--- Start of SUPPLIED MATERIAL ---

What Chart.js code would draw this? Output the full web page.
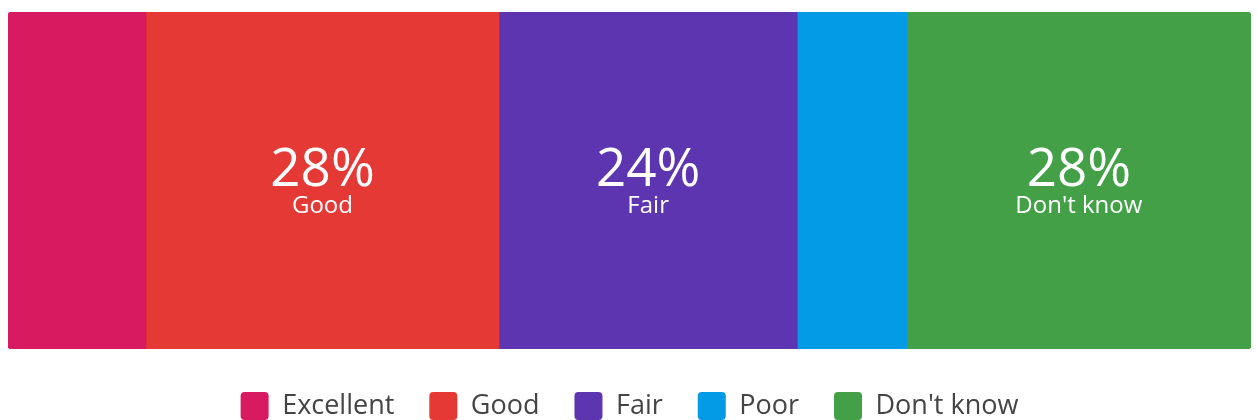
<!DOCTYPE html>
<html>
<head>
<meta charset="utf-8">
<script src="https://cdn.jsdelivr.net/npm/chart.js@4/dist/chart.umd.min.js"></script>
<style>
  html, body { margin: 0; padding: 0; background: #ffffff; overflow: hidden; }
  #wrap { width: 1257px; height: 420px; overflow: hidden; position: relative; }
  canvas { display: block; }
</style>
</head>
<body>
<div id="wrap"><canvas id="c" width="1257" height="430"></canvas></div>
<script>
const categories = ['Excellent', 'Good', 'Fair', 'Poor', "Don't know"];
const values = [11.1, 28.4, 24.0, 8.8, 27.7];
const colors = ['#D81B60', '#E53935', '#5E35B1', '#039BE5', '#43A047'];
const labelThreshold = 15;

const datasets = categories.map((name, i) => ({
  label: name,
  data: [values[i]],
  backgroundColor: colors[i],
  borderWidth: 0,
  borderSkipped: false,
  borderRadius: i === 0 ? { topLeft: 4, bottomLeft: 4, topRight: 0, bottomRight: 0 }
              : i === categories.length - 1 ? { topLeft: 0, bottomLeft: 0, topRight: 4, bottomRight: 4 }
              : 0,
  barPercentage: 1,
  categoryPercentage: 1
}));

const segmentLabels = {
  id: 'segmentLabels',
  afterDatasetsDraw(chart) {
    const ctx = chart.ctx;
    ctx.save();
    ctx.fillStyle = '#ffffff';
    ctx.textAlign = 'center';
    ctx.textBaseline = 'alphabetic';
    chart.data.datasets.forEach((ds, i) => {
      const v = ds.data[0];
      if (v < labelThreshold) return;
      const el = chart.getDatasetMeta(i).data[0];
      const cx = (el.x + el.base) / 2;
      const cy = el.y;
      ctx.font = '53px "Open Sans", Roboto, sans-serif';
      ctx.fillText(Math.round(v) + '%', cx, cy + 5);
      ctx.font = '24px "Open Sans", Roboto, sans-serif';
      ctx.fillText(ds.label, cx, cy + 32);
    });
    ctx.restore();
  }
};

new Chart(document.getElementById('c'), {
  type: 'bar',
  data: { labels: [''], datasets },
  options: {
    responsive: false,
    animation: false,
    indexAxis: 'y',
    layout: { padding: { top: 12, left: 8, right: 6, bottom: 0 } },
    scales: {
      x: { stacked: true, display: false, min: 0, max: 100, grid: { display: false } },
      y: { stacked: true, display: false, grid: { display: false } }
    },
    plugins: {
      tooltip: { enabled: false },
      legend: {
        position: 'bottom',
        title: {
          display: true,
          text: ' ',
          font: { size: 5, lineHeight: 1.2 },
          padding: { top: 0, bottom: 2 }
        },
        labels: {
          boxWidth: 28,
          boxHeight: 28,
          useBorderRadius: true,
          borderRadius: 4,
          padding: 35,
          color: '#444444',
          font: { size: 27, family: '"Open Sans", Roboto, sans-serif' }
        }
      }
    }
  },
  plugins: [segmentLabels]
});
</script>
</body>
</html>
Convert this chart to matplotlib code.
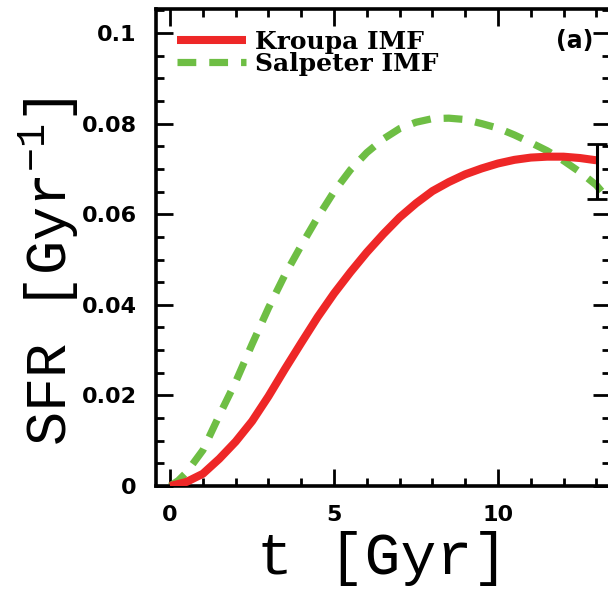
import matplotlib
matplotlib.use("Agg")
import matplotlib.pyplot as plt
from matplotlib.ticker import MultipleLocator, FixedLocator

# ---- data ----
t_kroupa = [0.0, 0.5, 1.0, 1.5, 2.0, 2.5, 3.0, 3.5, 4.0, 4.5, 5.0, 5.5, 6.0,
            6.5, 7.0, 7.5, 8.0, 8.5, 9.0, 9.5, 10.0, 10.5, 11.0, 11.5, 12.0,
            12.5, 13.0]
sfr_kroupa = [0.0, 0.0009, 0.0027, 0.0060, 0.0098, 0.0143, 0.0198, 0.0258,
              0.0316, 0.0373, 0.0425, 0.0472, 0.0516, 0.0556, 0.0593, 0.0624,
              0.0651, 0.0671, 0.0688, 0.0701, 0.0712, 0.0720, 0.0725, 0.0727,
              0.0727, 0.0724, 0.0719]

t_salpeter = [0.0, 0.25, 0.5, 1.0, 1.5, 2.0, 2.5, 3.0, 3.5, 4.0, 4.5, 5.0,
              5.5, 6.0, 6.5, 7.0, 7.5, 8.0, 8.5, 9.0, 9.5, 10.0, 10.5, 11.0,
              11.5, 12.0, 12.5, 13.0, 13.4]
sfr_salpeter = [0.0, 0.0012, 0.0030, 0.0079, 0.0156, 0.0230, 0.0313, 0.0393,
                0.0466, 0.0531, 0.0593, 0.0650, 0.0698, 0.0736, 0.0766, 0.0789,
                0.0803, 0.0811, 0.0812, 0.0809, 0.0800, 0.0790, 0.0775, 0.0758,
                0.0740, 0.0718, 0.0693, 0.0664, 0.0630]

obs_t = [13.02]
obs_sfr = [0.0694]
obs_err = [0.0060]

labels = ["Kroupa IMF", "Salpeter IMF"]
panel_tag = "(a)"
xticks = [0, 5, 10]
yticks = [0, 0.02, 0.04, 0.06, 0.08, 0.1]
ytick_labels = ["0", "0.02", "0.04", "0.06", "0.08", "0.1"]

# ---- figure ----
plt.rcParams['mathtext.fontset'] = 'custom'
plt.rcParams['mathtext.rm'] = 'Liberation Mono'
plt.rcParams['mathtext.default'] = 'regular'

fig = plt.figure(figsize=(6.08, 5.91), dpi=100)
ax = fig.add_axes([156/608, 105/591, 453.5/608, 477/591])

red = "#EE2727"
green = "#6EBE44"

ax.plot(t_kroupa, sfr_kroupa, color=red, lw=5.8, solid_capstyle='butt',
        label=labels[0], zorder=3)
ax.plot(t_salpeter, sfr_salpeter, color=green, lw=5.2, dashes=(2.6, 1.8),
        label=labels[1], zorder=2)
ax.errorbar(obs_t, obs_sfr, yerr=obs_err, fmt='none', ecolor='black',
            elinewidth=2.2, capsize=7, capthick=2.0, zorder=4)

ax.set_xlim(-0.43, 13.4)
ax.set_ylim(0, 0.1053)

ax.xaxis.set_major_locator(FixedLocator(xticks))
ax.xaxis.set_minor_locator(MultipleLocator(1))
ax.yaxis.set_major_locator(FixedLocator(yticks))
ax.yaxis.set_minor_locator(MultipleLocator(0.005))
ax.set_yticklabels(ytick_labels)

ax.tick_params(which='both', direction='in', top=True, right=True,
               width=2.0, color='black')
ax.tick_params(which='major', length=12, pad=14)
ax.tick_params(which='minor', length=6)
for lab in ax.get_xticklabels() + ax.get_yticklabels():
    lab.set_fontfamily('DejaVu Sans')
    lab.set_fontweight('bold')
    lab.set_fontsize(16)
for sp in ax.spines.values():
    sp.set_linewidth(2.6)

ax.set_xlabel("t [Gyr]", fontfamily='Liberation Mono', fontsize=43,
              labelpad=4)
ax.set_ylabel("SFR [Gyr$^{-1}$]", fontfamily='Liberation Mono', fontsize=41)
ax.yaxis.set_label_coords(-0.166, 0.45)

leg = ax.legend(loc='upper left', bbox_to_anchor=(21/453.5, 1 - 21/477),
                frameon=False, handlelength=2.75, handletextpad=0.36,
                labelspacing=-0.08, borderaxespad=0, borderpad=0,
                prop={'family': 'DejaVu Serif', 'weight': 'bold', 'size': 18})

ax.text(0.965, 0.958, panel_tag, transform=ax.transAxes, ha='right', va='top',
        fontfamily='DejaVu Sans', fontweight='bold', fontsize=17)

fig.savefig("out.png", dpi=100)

--- End of SUPPLIED MATERIAL ---

* TASK BRIEF *
Repeat the data in full and exactly. Omit pictures.

* ANSWER TO THE EXERCISE *
What Chart.js code would draw this? Output the full web page.
<!DOCTYPE html>
<html>
<head>
<meta charset="utf-8">
<script src="https://cdn.jsdelivr.net/npm/chart.js@4/dist/chart.umd.min.js"></script>
<style>
  html, body { margin: 0; padding: 0; background: #ffffff; overflow: hidden; }
  #wrap { width: 1257px; height: 420px; overflow: hidden; position: relative; }
  canvas { display: block; }
</style>
</head>
<body>
<div id="wrap"><canvas id="c" width="1257" height="430"></canvas></div>
<script>
const categories = ['Excellent', 'Good', 'Fair', 'Poor', "Don't know"];
const values = [11.1, 28.4, 24.0, 8.8, 27.7];
const colors = ['#D81B60', '#E53935', '#5E35B1', '#039BE5', '#43A047'];
const labelThreshold = 15;

const datasets = categories.map((name, i) => ({
  label: name,
  data: [values[i]],
  backgroundColor: colors[i],
  borderWidth: 0,
  borderSkipped: false,
  borderRadius: i === 0 ? { topLeft: 4, bottomLeft: 4, topRight: 0, bottomRight: 0 }
              : i === categories.length - 1 ? { topLeft: 0, bottomLeft: 0, topRight: 4, bottomRight: 4 }
              : 0,
  barPercentage: 1,
  categoryPercentage: 1
}));

const segmentLabels = {
  id: 'segmentLabels',
  afterDatasetsDraw(chart) {
    const ctx = chart.ctx;
    ctx.save();
    ctx.fillStyle = '#ffffff';
    ctx.textAlign = 'center';
    ctx.textBaseline = 'alphabetic';
    chart.data.datasets.forEach((ds, i) => {
      const v = ds.data[0];
      if (v < labelThreshold) return;
      const el = chart.getDatasetMeta(i).data[0];
      const cx = (el.x + el.base) / 2;
      const cy = el.y;
      ctx.font = '53px "Open Sans", Roboto, sans-serif';
      ctx.fillText(Math.round(v) + '%', cx, cy + 5);
      ctx.font = '24px "Open Sans", Roboto, sans-serif';
      ctx.fillText(ds.label, cx, cy + 32);
    });
    ctx.restore();
  }
};

new Chart(document.getElementById('c'), {
  type: 'bar',
  data: { labels: [''], datasets },
  options: {
    responsive: false,
    animation: false,
    indexAxis: 'y',
    layout: { padding: { top: 12, left: 8, right: 6, bottom: 0 } },
    scales: {
      x: { stacked: true, display: false, min: 0, max: 100, grid: { display: false } },
      y: { stacked: true, display: false, grid: { display: false } }
    },
    plugins: {
      tooltip: { enabled: false },
      legend: {
        position: 'bottom',
        title: {
          display: true,
          text: ' ',
          font: { size: 5, lineHeight: 1.2 },
          padding: { top: 0, bottom: 2 }
        },
        labels: {
          boxWidth: 28,
          boxHeight: 28,
          useBorderRadius: true,
          borderRadius: 4,
          padding: 35,
          color: '#444444',
          font: { size: 27, family: '"Open Sans", Roboto, sans-serif' }
        }
      }
    }
  },
  plugins: [segmentLabels]
});
</script>
</body>
</html>
Convert this chart to matplotlib code.
import matplotlib
matplotlib.use("Agg")
import matplotlib.pyplot as plt
from matplotlib.ticker import MultipleLocator, FixedLocator

# ---- data ----
t_kroupa = [0.0, 0.5, 1.0, 1.5, 2.0, 2.5, 3.0, 3.5, 4.0, 4.5, 5.0, 5.5, 6.0,
            6.5, 7.0, 7.5, 8.0, 8.5, 9.0, 9.5, 10.0, 10.5, 11.0, 11.5, 12.0,
            12.5, 13.0]
sfr_kroupa = [0.0, 0.0009, 0.0027, 0.0060, 0.0098, 0.0143, 0.0198, 0.0258,
              0.0316, 0.0373, 0.0425, 0.0472, 0.0516, 0.0556, 0.0593, 0.0624,
              0.0651, 0.0671, 0.0688, 0.0701, 0.0712, 0.0720, 0.0725, 0.0727,
              0.0727, 0.0724, 0.0719]

t_salpeter = [0.0, 0.25, 0.5, 1.0, 1.5, 2.0, 2.5, 3.0, 3.5, 4.0, 4.5, 5.0,
              5.5, 6.0, 6.5, 7.0, 7.5, 8.0, 8.5, 9.0, 9.5, 10.0, 10.5, 11.0,
              11.5, 12.0, 12.5, 13.0, 13.4]
sfr_salpeter = [0.0, 0.0012, 0.0030, 0.0079, 0.0156, 0.0230, 0.0313, 0.0393,
                0.0466, 0.0531, 0.0593, 0.0650, 0.0698, 0.0736, 0.0766, 0.0789,
                0.0803, 0.0811, 0.0812, 0.0809, 0.0800, 0.0790, 0.0775, 0.0758,
                0.0740, 0.0718, 0.0693, 0.0664, 0.0630]

obs_t = [13.02]
obs_sfr = [0.0694]
obs_err = [0.0060]

labels = ["Kroupa IMF", "Salpeter IMF"]
panel_tag = "(a)"
xticks = [0, 5, 10]
yticks = [0, 0.02, 0.04, 0.06, 0.08, 0.1]
ytick_labels = ["0", "0.02", "0.04", "0.06", "0.08", "0.1"]

# ---- figure ----
plt.rcParams['mathtext.fontset'] = 'custom'
plt.rcParams['mathtext.rm'] = 'Liberation Mono'
plt.rcParams['mathtext.default'] = 'regular'

fig = plt.figure(figsize=(6.08, 5.91), dpi=100)
ax = fig.add_axes([156/608, 105/591, 453.5/608, 477/591])

red = "#EE2727"
green = "#6EBE44"

ax.plot(t_kroupa, sfr_kroupa, color=red, lw=5.8, solid_capstyle='butt',
        label=labels[0], zorder=3)
ax.plot(t_salpeter, sfr_salpeter, color=green, lw=5.2, dashes=(2.6, 1.8),
        label=labels[1], zorder=2)
ax.errorbar(obs_t, obs_sfr, yerr=obs_err, fmt='none', ecolor='black',
            elinewidth=2.2, capsize=7, capthick=2.0, zorder=4)

ax.set_xlim(-0.43, 13.4)
ax.set_ylim(0, 0.1053)

ax.xaxis.set_major_locator(FixedLocator(xticks))
ax.xaxis.set_minor_locator(MultipleLocator(1))
ax.yaxis.set_major_locator(FixedLocator(yticks))
ax.yaxis.set_minor_locator(MultipleLocator(0.005))
ax.set_yticklabels(ytick_labels)

ax.tick_params(which='both', direction='in', top=True, right=True,
               width=2.0, color='black')
ax.tick_params(which='major', length=12, pad=14)
ax.tick_params(which='minor', length=6)
for lab in ax.get_xticklabels() + ax.get_yticklabels():
    lab.set_fontfamily('DejaVu Sans')
    lab.set_fontweight('bold')
    lab.set_fontsize(16)
for sp in ax.spines.values():
    sp.set_linewidth(2.6)

ax.set_xlabel("t [Gyr]", fontfamily='Liberation Mono', fontsize=43,
              labelpad=4)
ax.set_ylabel("SFR [Gyr$^{-1}$]", fontfamily='Liberation Mono', fontsize=41)
ax.yaxis.set_label_coords(-0.166, 0.45)

leg = ax.legend(loc='upper left', bbox_to_anchor=(21/453.5, 1 - 21/477),
                frameon=False, handlelength=2.75, handletextpad=0.36,
                labelspacing=-0.08, borderaxespad=0, borderpad=0,
                prop={'family': 'DejaVu Serif', 'weight': 'bold', 'size': 18})

ax.text(0.965, 0.958, panel_tag, transform=ax.transAxes, ha='right', va='top',
        fontfamily='DejaVu Sans', fontweight='bold', fontsize=17)

fig.savefig("out.png", dpi=100)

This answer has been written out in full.